==== DATA ENTRIES
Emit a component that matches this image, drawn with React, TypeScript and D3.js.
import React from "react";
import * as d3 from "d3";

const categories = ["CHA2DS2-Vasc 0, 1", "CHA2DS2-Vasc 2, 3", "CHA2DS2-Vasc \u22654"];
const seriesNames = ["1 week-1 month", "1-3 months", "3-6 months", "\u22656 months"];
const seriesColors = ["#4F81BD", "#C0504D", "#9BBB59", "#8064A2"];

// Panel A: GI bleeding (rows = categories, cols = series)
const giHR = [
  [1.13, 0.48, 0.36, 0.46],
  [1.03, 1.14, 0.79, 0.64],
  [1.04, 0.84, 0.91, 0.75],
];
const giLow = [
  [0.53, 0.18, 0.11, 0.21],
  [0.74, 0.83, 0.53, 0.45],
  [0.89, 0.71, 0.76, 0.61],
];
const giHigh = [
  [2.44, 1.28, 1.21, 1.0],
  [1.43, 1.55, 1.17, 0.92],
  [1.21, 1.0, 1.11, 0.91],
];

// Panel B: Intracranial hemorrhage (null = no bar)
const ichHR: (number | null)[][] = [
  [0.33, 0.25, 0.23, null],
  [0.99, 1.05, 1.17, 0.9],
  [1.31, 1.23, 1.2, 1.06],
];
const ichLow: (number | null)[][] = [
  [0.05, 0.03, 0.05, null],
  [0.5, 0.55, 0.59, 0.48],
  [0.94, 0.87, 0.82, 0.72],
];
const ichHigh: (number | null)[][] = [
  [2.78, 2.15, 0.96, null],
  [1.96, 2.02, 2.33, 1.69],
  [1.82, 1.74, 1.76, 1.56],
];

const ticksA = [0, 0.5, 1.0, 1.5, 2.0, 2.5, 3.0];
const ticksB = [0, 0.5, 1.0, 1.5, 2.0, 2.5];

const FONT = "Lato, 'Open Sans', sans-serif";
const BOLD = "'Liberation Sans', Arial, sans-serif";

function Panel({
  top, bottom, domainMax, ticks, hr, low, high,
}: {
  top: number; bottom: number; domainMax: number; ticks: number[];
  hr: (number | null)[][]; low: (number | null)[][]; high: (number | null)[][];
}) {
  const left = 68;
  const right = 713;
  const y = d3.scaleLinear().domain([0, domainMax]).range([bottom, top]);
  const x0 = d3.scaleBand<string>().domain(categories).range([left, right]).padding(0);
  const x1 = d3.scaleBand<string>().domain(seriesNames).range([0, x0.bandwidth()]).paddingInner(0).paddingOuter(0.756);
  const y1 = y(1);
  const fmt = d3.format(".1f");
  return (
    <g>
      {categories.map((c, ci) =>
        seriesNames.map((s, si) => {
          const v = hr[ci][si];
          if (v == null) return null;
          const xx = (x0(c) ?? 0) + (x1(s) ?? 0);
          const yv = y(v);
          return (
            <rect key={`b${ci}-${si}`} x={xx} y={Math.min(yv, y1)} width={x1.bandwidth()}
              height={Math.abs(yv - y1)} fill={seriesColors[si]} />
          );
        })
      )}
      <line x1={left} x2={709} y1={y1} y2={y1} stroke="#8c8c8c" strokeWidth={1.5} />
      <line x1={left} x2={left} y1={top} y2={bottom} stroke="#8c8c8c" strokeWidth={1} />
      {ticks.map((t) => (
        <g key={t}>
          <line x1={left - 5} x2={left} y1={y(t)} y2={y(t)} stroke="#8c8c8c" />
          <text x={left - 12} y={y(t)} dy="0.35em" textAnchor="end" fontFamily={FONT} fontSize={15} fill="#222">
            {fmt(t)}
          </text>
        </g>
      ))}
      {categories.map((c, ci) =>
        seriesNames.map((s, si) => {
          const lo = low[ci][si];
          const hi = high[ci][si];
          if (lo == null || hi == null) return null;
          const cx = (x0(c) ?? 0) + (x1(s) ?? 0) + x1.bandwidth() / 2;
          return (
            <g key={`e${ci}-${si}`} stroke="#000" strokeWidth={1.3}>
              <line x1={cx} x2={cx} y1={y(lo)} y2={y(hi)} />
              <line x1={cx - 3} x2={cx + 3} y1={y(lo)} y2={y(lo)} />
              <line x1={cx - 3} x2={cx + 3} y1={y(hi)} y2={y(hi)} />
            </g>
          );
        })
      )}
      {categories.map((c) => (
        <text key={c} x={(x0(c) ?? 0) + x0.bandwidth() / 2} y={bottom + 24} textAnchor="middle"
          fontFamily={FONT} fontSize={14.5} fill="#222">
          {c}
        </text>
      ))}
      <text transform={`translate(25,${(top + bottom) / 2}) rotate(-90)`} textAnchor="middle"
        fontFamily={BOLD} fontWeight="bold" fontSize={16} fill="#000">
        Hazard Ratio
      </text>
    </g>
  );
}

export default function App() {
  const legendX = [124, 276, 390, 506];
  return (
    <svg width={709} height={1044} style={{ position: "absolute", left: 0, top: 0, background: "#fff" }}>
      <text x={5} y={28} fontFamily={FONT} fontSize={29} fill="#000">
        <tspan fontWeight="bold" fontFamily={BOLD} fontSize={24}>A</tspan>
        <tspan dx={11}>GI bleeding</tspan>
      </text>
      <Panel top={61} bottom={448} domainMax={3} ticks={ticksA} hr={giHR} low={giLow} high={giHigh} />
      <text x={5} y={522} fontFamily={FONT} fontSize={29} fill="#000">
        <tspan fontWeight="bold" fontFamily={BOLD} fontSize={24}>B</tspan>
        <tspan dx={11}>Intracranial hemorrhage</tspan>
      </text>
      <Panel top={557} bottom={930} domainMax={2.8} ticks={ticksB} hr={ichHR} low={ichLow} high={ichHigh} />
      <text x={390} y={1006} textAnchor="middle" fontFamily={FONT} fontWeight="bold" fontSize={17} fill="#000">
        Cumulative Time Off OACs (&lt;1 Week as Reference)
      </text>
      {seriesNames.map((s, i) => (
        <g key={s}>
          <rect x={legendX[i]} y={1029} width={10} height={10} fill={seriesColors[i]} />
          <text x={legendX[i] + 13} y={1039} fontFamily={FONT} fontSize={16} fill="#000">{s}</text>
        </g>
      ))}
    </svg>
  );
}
========
==== DATA ENTRIES
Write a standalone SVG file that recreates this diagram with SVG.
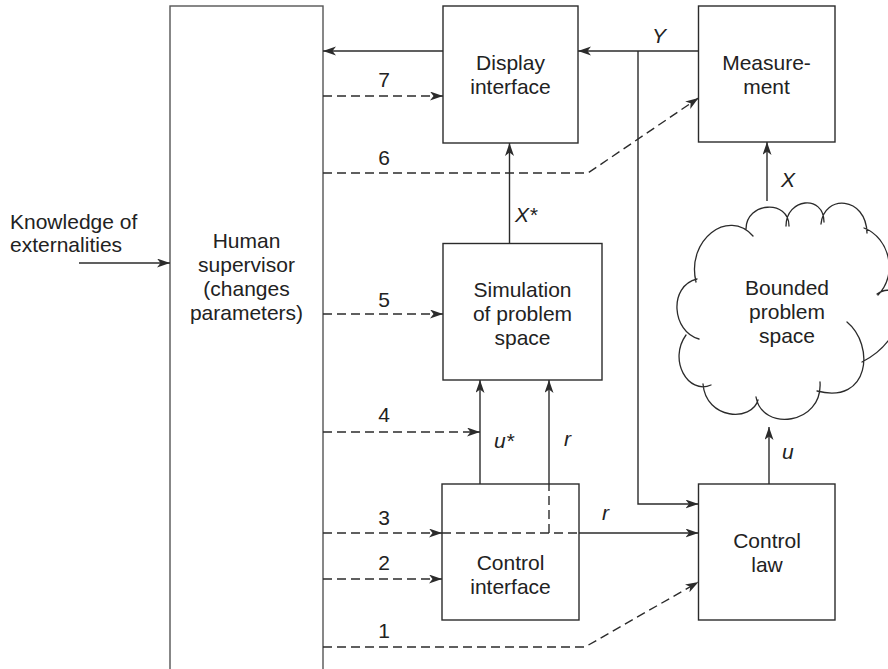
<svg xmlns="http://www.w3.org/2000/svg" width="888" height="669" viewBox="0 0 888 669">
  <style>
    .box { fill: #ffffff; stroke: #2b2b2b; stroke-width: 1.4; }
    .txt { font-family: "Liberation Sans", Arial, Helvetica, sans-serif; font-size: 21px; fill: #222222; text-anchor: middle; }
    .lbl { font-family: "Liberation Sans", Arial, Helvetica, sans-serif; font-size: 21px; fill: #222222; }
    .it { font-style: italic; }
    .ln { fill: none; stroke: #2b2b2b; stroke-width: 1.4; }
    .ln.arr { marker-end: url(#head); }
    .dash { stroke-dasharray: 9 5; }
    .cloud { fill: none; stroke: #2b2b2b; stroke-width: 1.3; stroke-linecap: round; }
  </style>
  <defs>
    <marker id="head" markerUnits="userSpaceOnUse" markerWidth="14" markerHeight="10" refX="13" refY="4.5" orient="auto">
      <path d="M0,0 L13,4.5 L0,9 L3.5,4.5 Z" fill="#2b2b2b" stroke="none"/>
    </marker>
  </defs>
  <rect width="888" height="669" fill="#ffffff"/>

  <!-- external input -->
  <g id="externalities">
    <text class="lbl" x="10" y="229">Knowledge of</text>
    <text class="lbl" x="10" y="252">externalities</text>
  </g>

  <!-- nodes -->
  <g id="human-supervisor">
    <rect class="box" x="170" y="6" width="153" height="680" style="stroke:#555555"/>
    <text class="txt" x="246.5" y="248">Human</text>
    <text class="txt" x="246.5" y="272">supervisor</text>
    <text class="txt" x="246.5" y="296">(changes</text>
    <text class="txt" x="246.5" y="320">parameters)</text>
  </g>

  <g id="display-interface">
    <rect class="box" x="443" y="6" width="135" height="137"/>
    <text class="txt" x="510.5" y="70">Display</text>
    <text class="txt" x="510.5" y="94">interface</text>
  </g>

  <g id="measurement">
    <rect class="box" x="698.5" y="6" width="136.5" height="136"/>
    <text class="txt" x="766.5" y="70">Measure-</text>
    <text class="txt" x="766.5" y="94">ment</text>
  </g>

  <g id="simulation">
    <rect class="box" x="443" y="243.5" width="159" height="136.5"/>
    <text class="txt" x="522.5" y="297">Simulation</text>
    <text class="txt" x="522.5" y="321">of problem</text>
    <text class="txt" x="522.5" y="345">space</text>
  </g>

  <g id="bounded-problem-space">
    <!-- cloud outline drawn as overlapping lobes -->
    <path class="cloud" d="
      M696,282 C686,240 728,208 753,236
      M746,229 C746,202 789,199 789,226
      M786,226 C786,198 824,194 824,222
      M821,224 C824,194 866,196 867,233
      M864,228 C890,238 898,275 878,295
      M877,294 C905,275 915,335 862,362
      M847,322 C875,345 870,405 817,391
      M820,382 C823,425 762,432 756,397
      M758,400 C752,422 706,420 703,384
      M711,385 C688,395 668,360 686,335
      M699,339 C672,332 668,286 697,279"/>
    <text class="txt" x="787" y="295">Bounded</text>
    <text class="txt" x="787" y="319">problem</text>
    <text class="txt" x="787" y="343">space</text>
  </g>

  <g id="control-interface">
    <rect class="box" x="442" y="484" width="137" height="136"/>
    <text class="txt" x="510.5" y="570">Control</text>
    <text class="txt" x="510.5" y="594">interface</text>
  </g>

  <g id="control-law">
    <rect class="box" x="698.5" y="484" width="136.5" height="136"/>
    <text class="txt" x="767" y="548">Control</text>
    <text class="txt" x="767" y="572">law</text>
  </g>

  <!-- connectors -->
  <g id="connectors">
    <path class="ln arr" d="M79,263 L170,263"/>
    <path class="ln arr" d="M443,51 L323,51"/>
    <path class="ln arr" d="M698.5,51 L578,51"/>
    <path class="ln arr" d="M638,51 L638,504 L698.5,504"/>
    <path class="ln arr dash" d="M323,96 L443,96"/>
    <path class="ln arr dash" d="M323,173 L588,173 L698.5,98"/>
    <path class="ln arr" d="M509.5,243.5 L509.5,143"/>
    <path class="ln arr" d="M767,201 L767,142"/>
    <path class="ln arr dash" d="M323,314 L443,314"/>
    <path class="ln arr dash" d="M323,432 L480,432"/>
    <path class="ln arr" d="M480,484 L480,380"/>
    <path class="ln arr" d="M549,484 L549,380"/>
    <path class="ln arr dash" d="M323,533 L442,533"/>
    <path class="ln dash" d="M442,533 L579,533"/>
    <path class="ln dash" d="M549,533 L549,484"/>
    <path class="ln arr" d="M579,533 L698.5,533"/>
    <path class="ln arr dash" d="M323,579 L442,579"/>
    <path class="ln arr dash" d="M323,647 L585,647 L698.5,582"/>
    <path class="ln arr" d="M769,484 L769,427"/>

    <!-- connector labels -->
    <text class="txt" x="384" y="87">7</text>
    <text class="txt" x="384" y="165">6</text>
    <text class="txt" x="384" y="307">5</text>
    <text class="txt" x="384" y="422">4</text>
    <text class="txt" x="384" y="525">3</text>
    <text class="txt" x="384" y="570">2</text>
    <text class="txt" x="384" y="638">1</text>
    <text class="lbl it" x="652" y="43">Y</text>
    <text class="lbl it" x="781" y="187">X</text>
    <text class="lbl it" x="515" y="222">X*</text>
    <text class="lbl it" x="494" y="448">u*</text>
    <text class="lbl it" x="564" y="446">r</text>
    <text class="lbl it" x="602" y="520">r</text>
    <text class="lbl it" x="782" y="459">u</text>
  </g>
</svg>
========
WHAT IS NEEDED -
Report every line in the data above in which the word "that" appears.

ANSWER FOR THE TASK -
Emit a component that matches this image, drawn with React, TypeScript and D3.js.
Write a standalone SVG file that recreates this diagram with SVG.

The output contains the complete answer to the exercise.